Oil shortage
(Image: Unsplash/Zbynek Burival)

As curves start to flatten, and lockdowns slowly ease, Singapore shows why we must be careful. A new report highlights the impact of COVID-19 on casual workers in the higher education sector. And suppliers are now paying people to take their oil off them.

Lockdowns relaxed, but is it too soon?

As infection curves turn in the right direction, some countries are starting to slowly relax lockdowns and think about the road back to normalcy. New Zealand has moved from level four to level three restrictions — a situation closer to Australia’s, with schools and takeaway restaurants open.

In South Korea, which has had one of the most successful responses to the virus, relaxed guidelines have allowed church services and sporting fixtures to restart. India allowed some easing of its strict lockdown in agricultural and manufacturing sectors. European countries like Germany, Austria and Denmark are cautiously opening things up.

But politicians and health officials in many of these countries will be anxiously watching the situation in Singapore. For weeks, the city-state was the envy of the world, with an aggressive test and trace regime that appeared to have flattened the curve quicker and more efficiently than most. But over the last few days, its cases have doubled, and it now has the most in all south-east Asia.

The new outbreak has been driven by virus clusters among low-paid migrant workers living in crowded dormitories, who provide the blue-collar backbone to Singapore’s white-collar economy, highlighting again the way COVID-19 plays out over existing societal inequalities. 

The WHO under attack

The World Health Organisation has been increasingly cast in right-wing circles as the bumbling sidekick to China’s COVID-19 supervillain.

Last week US President Donald Trump announced the potentially disastrous decision to cut funding from the body, over allegations it had mishandled the pandemic (unlike Trump, who has of course done nothing of the sort) and been far too deferential to China.

While Australia isn’t going to pull funding, there’s still some evidence Canberra is dissatisfied with the WHO, and Foreign Minister Marise Payne yesterday said the government still had concerns about the organisation, and wanted a new independent body handling a probe into COVID-19.

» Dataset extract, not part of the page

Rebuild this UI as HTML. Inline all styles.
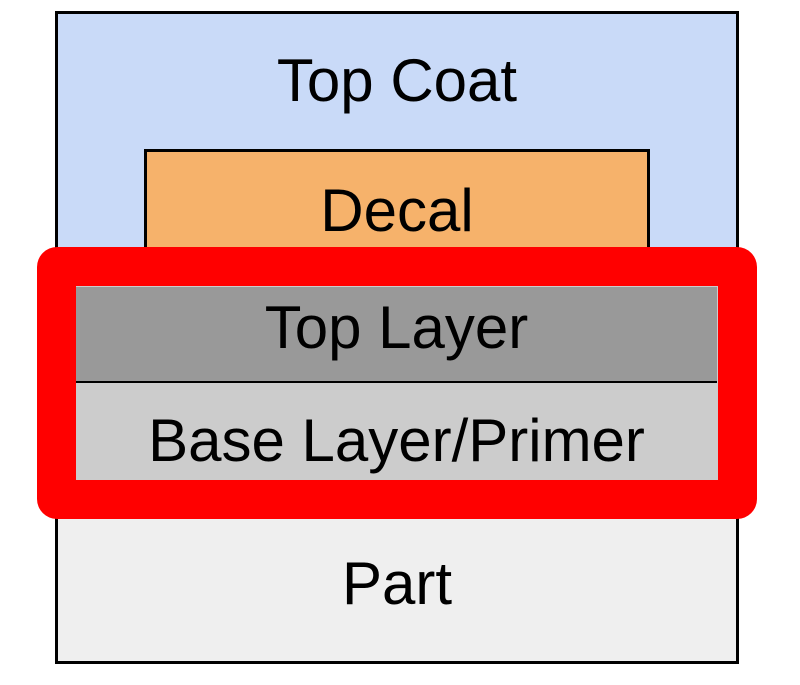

For its part, the WHO has given us more cause for fear today, with director-general Tedros Adhanom Ghebreyesus saying the worst of the pandemic is “yet ahead of us”. That’s likely because the virus, which has caused carnage in wealthy European countries, still hasn’t taken off in African countries with less developed health systems. Thanks WHO. 

Oil price goes negative?

Today’s unprecedented COVID-19 development (they’re becoming far less shocking now) is the news that US oil prices have dipped into negative for the first time on record, with the price of West Texas Intermediate, the US benchmark, hitting lows of US$40.32 a barrel.

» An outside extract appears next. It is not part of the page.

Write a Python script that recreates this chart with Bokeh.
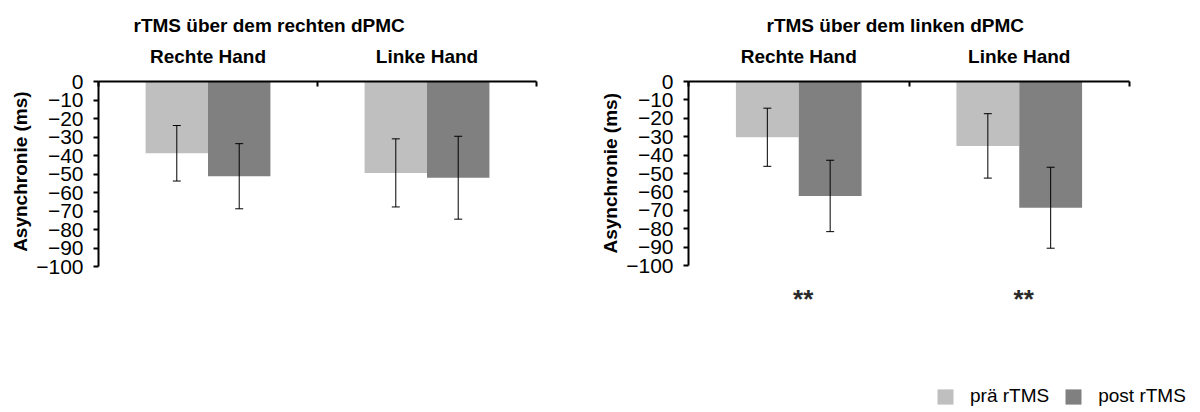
from bokeh.plotting import figure
from bokeh.models import (Range1d, FixedTicker, Whisker, ColumnDataSource,
                          Legend, LegendItem, TeeHead, Title)
from bokeh.layouts import row
from bokeh.embed import file_html
from bokeh.resources import INLINE
from bokeh.core.properties import value

# ---- data -------------------------------------------------------------
hands = ["Rechte Hand", "Linke Hand"]
conditions = ["prä rTMS", "post rTMS"]
y_ticks = list(range(-100, 1, 10))
y_label = "Asynchronie (ms)"

# rTMS über dem rechten dPMC (mean asynchrony and error, ms)
rechts_pre_mean = [-38.8, -49.4]
rechts_pre_err = [15.0, 18.4]
rechts_post_mean = [-51.2, -52.0]
rechts_post_err = [17.6, 22.4]
rechts_sig = ["", ""]

# rTMS über dem linken dPMC
links_pre_mean = [-30.3, -35.0]
links_pre_err = [15.8, 17.5]
links_post_mean = [-62.2, -68.6]
links_post_err = [19.4, 22.0]
links_sig = ["**", "**"]

# ---- styling ----------------------------------------------------------
FONT = "Liberation Sans"
PRE_COLOR = "#bfbfbf"
POST_COLOR = "#808080"
BAR_W = 0.285
H = 412
SIG_Y = -118


def make_panel(title, pre_m, pre_e, post_m, post_e, sig, width, top,
               px_per_x, px_per_y, title_offset, legend=False):
    left_border = 98
    frame_w = width - left_border
    x_end = frame_w / px_per_x
    y_start = -(H - top) / px_per_y

    p = figure(width=width, height=H, output_backend="svg",
               toolbar_location=None, x_axis_location="above",
               x_range=Range1d(0, x_end), y_range=Range1d(y_start, 0),
               min_border_left=left_border, min_border_right=0,
               min_border_top=top, min_border_bottom=0,
               title=title)
    p.outline_line_color = None
    p.background_fill_color = None
    p.border_fill_color = "white"
    p.xgrid.visible = False
    p.ygrid.visible = False

    p.title.text_font = FONT
    p.title.text_font_size = "19px"
    p.title.text_font_style = "bold"
    p.title.text_color = "black"
    p.title.align = "left"
    p.title.offset = title_offset
    p.title.standoff = 14

    centers = [i + 0.5 for i in range(len(hands))]
    x_pre = [c - BAR_W / 2 for c in centers]
    x_post = [c + BAR_W / 2 for c in centers]

    src_pre = ColumnDataSource(dict(
        x=x_pre, top=pre_m,
        lo=[m - e for m, e in zip(pre_m, pre_e)],
        hi=[m + e for m, e in zip(pre_m, pre_e)]))
    src_post = ColumnDataSource(dict(
        x=x_post, top=post_m,
        lo=[m - e for m, e in zip(post_m, post_e)],
        hi=[m + e for m, e in zip(post_m, post_e)]))

    r_pre = p.vbar(x="x", top="top", bottom=0, width=BAR_W, source=src_pre,
                   fill_color=PRE_COLOR, line_color=None)
    r_post = p.vbar(x="x", top="top", bottom=0, width=BAR_W, source=src_post,
                    fill_color=POST_COLOR, line_color=None)

    for src in (src_pre, src_post):
        w = Whisker(base="x", lower="lo", upper="hi", source=src,
                    level="annotation",
                    line_color="black", line_width=1,
                    upper_head=TeeHead(size=8, line_color="black", line_width=1),
                    lower_head=TeeHead(size=8, line_color="black", line_width=1))
        p.add_layout(w)

    # significance markers below the bars
    p.text(x=[c + 0.02 for c in centers], y=[SIG_Y] * len(centers), text=sig,
           text_align="center", text_baseline="middle",
           text_font=value(FONT), text_font_size="26px",
           text_font_style="bold", text_color="#2a2a2a")

    # top category axis with separator ticks between hands
    xa = p.xaxis[0]
    xa.ticker = FixedTicker(ticks=centers, minor_ticks=[0, 1, 2])
    xa.major_label_overrides = {c: h for c, h in zip(centers, hands)}
    xa.bounds = (0, 2)
    xa.axis_line_width = 2
    xa.axis_line_color = "black"
    xa.major_tick_line_color = None
    xa.major_tick_in = 0
    xa.major_tick_out = 0
    xa.minor_tick_in = 5
    xa.minor_tick_out = 0
    xa.minor_tick_line_width = 2
    xa.minor_tick_line_color = "black"
    xa.major_label_text_font = FONT
    xa.major_label_text_font_size = "19px"
    xa.major_label_text_font_style = "bold"
    xa.major_label_text_color = "black"
    xa.major_label_standoff = 15

    ya = p.yaxis[0]
    ya.ticker = FixedTicker(ticks=y_ticks)
    ya.bounds = (-100, 0)
    ya.axis_line_width = 2
    ya.axis_line_color = "black"
    ya.major_tick_in = 0
    ya.major_tick_out = 5
    ya.major_tick_line_width = 2
    ya.major_tick_line_color = "black"
    ya.minor_tick_line_color = None
    ya.major_label_text_font = FONT
    ya.major_label_text_font_size = "21px"
    ya.major_label_text_color = "black"
    ya.major_label_standoff = 10

    # y-axis caption, centred on the -100..0 span of the axis
    span_mid_from_bottom = (H - top) - 50 * px_per_y
    caption_len = 160
    p.add_layout(Title(text=y_label, align="left",
                       offset=span_mid_from_bottom - caption_len / 2,
                       text_font=FONT, text_font_size="19px",
                       text_font_style="bold", text_color="black",
                       standoff=6), "left")

    if legend:
        lg = Legend(items=[LegendItem(label=conditions[0], renderers=[r_pre]),
                           LegendItem(label=conditions[1], renderers=[r_post])],
                    orientation="horizontal", location=(247, 5),
                    glyph_width=20, glyph_height=19, label_standoff=15,
                    spacing=14, padding=0, margin=0,
                    border_line_color=None, background_fill_color=None,
                    label_text_font=FONT, label_text_font_size="19px",
                    label_text_color="black")
        p.add_layout(lg)
    return p


p1 = make_panel("rTMS  über dem rechten dPMC", rechts_pre_mean, rechts_pre_err,
                rechts_post_mean, rechts_post_err, rechts_sig,
                width=590, top=78, px_per_x=219.0, px_per_y=1.867,
                title_offset=35)
p2 = make_panel("rTMS über dem linken dPMC", links_pre_mean, links_pre_err,
                links_post_mean, links_post_err, links_sig,
                width=610, top=81, px_per_x=220.5, px_per_y=1.84,
                title_offset=78, legend=True)

layout = row(p1, p2)
open("out.html", "w").write(file_html(layout, INLINE))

To put it in crude terms, suppliers have too much oil, and with manufacturing, transport and other economic activity ground to a standstill worldwide, not enough people willing to buy it. Suppliers have now essentially run out of space to store their oil, and are literally paying buyers to take it off their hands.

Universities’ suffering revealed

The tertiary education sector in Australia was hit earlier and harder than the rest of the economy, by the pandemic in part due to its heavy reliance on international student fees.

A new report put together by the University of New South Wales’ casuals network shows how disastrous that has been already for many in the sector. According to the report, one in three casuals at the university had already lost work, amounting to $626 worth of income a week, while 42% said they were already working unpaid hours.

Notably, UNSW is a wealthy Group of Eight university — there are real fears over whether smaller, regional institutions can survive

The government recently announced a $18 billion rescue package for universities, which Labor’s education spokesperson Tanya Plibersek has called a “fraud” in light of projected “job losses of an industrial scale”. The National Tertiary Education Union recently told Crikey they’d seen a surge in interest over recent weeks, with membership now the highest it’s ever been.